Maybe it was something about the way his father said this, but in that single moment Michael realized with horror that his father had at least considered the possibility that the shot had come from his own house.
Michael licked his lips. “It’s not here,” he said, surprised by the evenness of his own voice.
His father stared back at him, hands still in his pockets. He shook his head as if he hadn’t heard right. “Where is it?”
Without a moment’s hesitation, Michael said, “At Joe’s.”
His father continued shaking his head. He seemed bewildered. “What’s it doing at Joe’s?”
Michael kept his eyes on his father’s face. He was afraid that if he looked away, the gesture would scream his guilt. He shrugged as casually as he could, although the muscles in his shoulders and neck ached with tension. “I loaned it to him.”
Tom MacKenzie yanked a hand from his pocket and jerked his thumb in the direction of the cordless phone. “Well, call him and tell him to get it over here.”
Michael could see that his father was upset. He couldn’t be sure if it was only because his son had loaned out the rifle or because he sensed something else. Michael picked up the phone and dialed Joe Sadowski’s number. He wasn’t worried. He knew Joe was at work. All he’d have to do was leave a message. But to his horror, Joe answered.
“I thought you’d be at work,” Michael said, forgetting the others who stood only a few feet away.
“I got fired.”
Michael knew he should ask him what happened, but this was not the time. Somehow he had to pull this thing off. And he had to make Joe play along. “Listen, I need my rifle back.”
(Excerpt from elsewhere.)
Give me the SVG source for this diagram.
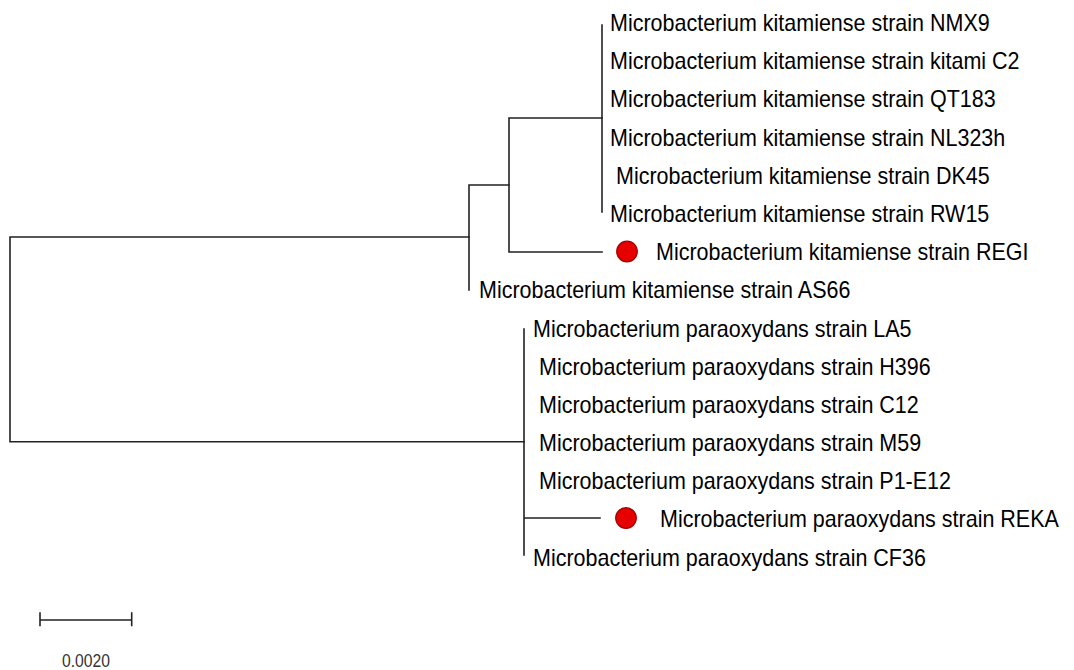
<svg xmlns="http://www.w3.org/2000/svg" width="1074" height="670" viewBox="0 0 1074 670">
<style>
.br{stroke:#222;stroke-width:1.6;fill:none;stroke-linecap:square}
.lb{font-family:"Liberation Sans",Arial,sans-serif;font-size:21.5px;fill:#000}
.sc{font-family:"Liberation Sans",Arial,sans-serif;font-size:15.7px;fill:#333}
.dot{fill:#e60000;stroke:#a00000;stroke-width:1.2}
</style>
<rect width="1074" height="670" fill="#fff"/>
<g id="connectors">
<path class="br" d="M10,237 V441.7 M10,237 H469 M10,441.7 H524"/>
<path class="br" d="M469,185 V290 M469,185 H509"/>
<path class="br" d="M509,118 V252 M509,118 H602 M509,252 H602"/>
<path class="br" d="M602,25 V212"/>
<path class="br" d="M524,329 V555 M524,518 H600"/>
</g>
<g id="leaf-NMX9"><text class="lb" transform="translate(610,31) scale(1,1.07)">Microbacterium kitamiense strain NMX9</text></g>
<g id="leaf-kitamiC2"><text class="lb" transform="translate(610,69.2) scale(1,1.07)">Microbacterium kitamiense strain kitami C2</text></g>
<g id="leaf-QT183"><text class="lb" transform="translate(610,107.4) scale(1,1.07)">Microbacterium kitamiense strain QT183</text></g>
<g id="leaf-NL323h"><text class="lb" transform="translate(610,145.6) scale(1,1.07)">Microbacterium kitamiense strain NL323h</text></g>
<g id="leaf-DK45"><text class="lb" transform="translate(616,183.8) scale(1,1.07)">Microbacterium kitamiense strain DK45</text></g>
<g id="leaf-RW15"><text class="lb" transform="translate(610,222) scale(1,1.07)">Microbacterium kitamiense strain RW15</text></g>
<g id="leaf-REGI"><circle class="dot" cx="627" cy="251.5" r="10.3"/><text class="lb" transform="translate(656,260.2) scale(1,1.07)">Microbacterium kitamiense strain REGI</text></g>
<g id="leaf-AS66"><text class="lb" transform="translate(479,298.4) scale(1,1.07)">Microbacterium kitamiense strain AS66</text></g>
<g id="leaf-LA5"><text class="lb" transform="translate(533,336.6) scale(1,1.07)">Microbacterium paraoxydans strain LA5</text></g>
<g id="leaf-H396"><text class="lb" transform="translate(539,374.8) scale(1,1.07)">Microbacterium paraoxydans strain H396</text></g>
<g id="leaf-C12"><text class="lb" transform="translate(539,413) scale(1,1.07)">Microbacterium paraoxydans strain C12</text></g>
<g id="leaf-M59"><text class="lb" transform="translate(539,451.2) scale(1,1.07)">Microbacterium paraoxydans strain M59</text></g>
<g id="leaf-P1E12"><text class="lb" transform="translate(539,489.4) scale(1,1.07)">Microbacterium paraoxydans strain P1-E12</text></g>
<g id="leaf-REKA"><circle class="dot" cx="626" cy="518" r="10.3"/><text class="lb" transform="translate(660,527) scale(1,1.07)">Microbacterium paraoxydans strain REKA</text></g>
<g id="leaf-CF36"><text class="lb" transform="translate(533,565.5) scale(1,1.07)">Microbacterium paraoxydans strain CF36</text></g>
<g id="scale-bar">
<path class="br" d="M40,620 H131.7 M40,613 V625.5 M131.7,613 V625.5"/>
<text class="sc" text-anchor="middle" transform="translate(86,666.5) scale(1,1.2)">0.0020</text>
</g>
</svg>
The silence lasted so long he was afraid Joe had hung up. “What in—? Man, I don’t have your rifle.”
“Oh, man, you’re kidding, right? Why didn’t you tell
me before?” Michael said. “My dad’s gonna be pissed.”
“About what? I don’t have your goddamn rifle.” Joe drew a deep breath. “Man, you’re losing it. You’re really losing it.”
“Jesus, they stole it right out of the car?” The desperation in Michael’s voice was convincing. He was desperate. But not for the reasons the men standing behind him in the living room believed.
“Tell him to find the damn gun and get over here,” Tom MacKenzie said loudly. “Now!”
“Was that your old man?” Joe asked. “He’s standing right there? What the—?”
Michael looked over at his father. “He can’t, Dad. It was stolen.”
Tom MacKenzie raked his fingers through his hair. “Stolen? Who the hell stole it?”
“He doesn’t know. It was in the backseat of his car. Somebody broke in, took his CD player and the rifle.”
Ralph Healey took a step forward, coming within a foot of Michael. “Did he file a report?”
“Who was that?” Joe said from the other end of the phone. “That wasn’t your dad.”
“I don’t know, Mr. Healey,” Michael said. Then to Joe, “Did you notify the police?”
“The cops are there? Oh, man. Oh, man, we’re screwed.”
Michael kept his gaze steady as he looked at Healey. “He says it just happened last night. He hasn’t had a chance to file a report yet.”
“Mike?” Joe’s voice was barely audible.
“Yeah?”
“Meet me at the park in an hour.” Then he hung up.
Michael pushed the Off button on the phone and laid it carefully on the table. “I can’t believe he didn’t tell me before now,” he said.
“That Winchester belonged to your grandfather when he was a boy,” his father said. Michael could see he was angry.